>> START

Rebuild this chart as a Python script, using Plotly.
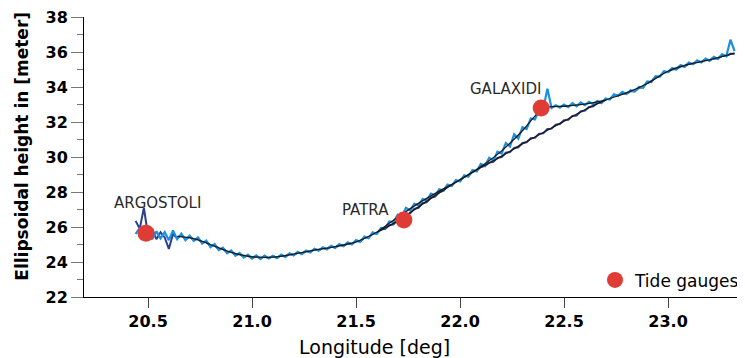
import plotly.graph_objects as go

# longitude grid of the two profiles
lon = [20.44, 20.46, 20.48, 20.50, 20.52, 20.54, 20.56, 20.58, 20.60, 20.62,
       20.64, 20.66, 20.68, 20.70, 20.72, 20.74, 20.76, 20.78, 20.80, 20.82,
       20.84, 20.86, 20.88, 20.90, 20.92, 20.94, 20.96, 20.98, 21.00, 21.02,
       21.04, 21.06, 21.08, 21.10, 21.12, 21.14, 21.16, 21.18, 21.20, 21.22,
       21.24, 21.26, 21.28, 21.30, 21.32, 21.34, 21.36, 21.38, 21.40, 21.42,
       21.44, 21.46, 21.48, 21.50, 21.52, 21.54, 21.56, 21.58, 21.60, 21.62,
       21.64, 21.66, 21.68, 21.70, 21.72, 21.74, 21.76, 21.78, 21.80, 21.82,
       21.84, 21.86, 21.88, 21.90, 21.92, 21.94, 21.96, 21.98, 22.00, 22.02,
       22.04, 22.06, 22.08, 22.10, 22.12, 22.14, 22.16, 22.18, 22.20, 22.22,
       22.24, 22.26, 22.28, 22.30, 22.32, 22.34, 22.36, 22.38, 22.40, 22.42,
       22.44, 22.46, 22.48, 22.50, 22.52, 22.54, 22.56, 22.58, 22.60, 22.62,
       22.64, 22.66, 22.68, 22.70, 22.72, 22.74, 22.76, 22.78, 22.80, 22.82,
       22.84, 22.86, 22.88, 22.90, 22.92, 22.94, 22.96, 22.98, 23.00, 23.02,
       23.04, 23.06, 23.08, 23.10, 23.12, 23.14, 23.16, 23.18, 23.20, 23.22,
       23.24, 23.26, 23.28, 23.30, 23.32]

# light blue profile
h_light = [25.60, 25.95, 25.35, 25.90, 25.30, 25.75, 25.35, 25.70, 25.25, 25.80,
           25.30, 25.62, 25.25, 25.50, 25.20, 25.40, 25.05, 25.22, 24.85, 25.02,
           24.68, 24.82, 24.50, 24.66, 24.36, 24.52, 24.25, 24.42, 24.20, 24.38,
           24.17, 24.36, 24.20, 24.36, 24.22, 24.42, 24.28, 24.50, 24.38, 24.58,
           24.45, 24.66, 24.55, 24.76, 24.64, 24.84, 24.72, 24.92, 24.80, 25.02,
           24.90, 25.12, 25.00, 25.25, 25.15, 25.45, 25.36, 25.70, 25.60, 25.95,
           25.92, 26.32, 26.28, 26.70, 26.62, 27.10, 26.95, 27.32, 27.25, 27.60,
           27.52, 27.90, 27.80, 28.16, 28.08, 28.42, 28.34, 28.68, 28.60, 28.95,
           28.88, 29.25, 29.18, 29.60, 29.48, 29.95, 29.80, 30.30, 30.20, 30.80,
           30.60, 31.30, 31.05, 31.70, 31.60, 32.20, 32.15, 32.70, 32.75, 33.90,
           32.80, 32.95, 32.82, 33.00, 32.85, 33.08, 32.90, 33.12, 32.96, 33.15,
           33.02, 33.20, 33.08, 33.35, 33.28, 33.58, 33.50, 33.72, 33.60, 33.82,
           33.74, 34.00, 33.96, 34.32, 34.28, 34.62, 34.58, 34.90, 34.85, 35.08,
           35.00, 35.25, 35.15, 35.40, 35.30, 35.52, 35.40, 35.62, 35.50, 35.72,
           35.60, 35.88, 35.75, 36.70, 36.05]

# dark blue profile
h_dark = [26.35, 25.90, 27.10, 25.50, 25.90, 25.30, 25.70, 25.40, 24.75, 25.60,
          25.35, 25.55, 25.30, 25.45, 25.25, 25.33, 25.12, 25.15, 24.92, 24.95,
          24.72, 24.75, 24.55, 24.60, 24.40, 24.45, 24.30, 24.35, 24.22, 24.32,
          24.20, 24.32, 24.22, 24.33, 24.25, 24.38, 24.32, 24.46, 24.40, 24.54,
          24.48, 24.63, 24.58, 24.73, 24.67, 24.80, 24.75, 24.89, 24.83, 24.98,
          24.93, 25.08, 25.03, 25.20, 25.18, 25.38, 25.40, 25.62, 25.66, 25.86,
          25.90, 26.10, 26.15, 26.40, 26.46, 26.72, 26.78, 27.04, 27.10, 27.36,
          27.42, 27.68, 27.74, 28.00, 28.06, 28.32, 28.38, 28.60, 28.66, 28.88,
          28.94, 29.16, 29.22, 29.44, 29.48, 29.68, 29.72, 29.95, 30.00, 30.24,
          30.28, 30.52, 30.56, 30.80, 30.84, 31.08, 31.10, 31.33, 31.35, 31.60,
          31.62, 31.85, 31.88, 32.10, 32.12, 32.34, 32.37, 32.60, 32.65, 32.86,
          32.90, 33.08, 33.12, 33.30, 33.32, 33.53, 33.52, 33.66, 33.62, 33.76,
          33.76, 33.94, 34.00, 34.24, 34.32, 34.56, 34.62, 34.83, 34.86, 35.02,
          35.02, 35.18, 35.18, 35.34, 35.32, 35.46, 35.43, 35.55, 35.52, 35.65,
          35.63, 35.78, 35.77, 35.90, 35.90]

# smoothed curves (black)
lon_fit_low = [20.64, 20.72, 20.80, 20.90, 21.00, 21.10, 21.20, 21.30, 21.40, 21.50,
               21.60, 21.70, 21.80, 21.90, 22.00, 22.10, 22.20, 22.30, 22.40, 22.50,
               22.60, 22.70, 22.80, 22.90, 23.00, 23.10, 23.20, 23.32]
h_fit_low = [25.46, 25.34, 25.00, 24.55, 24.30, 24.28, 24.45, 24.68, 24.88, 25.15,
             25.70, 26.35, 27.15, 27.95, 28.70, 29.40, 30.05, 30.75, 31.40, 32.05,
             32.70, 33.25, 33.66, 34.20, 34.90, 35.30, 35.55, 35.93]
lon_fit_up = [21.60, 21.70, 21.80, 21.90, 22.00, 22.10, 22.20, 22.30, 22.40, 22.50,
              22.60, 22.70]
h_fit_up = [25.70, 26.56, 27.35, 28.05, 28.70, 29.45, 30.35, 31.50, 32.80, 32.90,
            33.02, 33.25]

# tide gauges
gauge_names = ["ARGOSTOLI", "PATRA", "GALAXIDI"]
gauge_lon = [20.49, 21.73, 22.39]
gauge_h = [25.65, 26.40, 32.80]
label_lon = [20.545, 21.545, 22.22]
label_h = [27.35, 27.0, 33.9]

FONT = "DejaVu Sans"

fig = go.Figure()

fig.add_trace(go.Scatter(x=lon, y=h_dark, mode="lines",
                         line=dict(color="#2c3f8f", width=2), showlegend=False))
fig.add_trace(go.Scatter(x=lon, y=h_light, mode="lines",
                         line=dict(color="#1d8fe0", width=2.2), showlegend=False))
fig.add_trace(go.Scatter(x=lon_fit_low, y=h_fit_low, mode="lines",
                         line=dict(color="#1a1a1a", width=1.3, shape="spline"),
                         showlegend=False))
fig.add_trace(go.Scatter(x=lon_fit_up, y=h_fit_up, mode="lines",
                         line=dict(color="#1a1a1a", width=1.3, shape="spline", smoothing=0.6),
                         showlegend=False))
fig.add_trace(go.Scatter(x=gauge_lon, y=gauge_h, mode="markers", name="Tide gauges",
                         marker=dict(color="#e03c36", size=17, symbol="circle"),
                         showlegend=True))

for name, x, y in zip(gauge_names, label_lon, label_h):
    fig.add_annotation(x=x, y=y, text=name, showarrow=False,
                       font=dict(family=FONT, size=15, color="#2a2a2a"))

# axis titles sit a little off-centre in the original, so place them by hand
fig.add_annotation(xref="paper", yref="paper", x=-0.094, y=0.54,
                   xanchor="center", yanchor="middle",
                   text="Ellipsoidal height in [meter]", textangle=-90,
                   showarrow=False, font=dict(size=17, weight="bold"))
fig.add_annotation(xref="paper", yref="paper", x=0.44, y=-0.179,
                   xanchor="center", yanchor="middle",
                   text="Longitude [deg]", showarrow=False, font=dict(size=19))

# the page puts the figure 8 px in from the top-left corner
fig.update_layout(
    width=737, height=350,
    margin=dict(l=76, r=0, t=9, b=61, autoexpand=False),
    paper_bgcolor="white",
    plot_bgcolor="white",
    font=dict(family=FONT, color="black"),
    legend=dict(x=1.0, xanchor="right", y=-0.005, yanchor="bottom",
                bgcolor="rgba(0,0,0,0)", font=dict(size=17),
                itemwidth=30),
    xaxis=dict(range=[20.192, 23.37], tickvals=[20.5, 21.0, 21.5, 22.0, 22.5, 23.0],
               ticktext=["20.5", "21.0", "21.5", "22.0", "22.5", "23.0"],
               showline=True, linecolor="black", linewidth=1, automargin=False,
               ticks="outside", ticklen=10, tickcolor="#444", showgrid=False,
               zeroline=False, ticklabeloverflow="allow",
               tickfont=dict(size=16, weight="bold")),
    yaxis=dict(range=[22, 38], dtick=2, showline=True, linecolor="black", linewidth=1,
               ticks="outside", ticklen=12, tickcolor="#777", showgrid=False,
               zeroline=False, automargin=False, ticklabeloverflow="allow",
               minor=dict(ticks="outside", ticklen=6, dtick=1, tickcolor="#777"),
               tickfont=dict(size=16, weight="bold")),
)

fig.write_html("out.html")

>> END

Leave out the pictures. Transcribe only the lines above, from the first through the one that contains "23.24, 23.26, 23.28, 23.30, 23.32]".

Rebuild this chart as a Python script, using Plotly.
import plotly.graph_objects as go

# longitude grid of the two profiles
lon = [20.44, 20.46, 20.48, 20.50, 20.52, 20.54, 20.56, 20.58, 20.60, 20.62,
       20.64, 20.66, 20.68, 20.70, 20.72, 20.74, 20.76, 20.78, 20.80, 20.82,
       20.84, 20.86, 20.88, 20.90, 20.92, 20.94, 20.96, 20.98, 21.00, 21.02,
       21.04, 21.06, 21.08, 21.10, 21.12, 21.14, 21.16, 21.18, 21.20, 21.22,
       21.24, 21.26, 21.28, 21.30, 21.32, 21.34, 21.36, 21.38, 21.40, 21.42,
       21.44, 21.46, 21.48, 21.50, 21.52, 21.54, 21.56, 21.58, 21.60, 21.62,
       21.64, 21.66, 21.68, 21.70, 21.72, 21.74, 21.76, 21.78, 21.80, 21.82,
       21.84, 21.86, 21.88, 21.90, 21.92, 21.94, 21.96, 21.98, 22.00, 22.02,
       22.04, 22.06, 22.08, 22.10, 22.12, 22.14, 22.16, 22.18, 22.20, 22.22,
       22.24, 22.26, 22.28, 22.30, 22.32, 22.34, 22.36, 22.38, 22.40, 22.42,
       22.44, 22.46, 22.48, 22.50, 22.52, 22.54, 22.56, 22.58, 22.60, 22.62,
       22.64, 22.66, 22.68, 22.70, 22.72, 22.74, 22.76, 22.78, 22.80, 22.82,
       22.84, 22.86, 22.88, 22.90, 22.92, 22.94, 22.96, 22.98, 23.00, 23.02,
       23.04, 23.06, 23.08, 23.10, 23.12, 23.14, 23.16, 23.18, 23.20, 23.22,
       23.24, 23.26, 23.28, 23.30, 23.32]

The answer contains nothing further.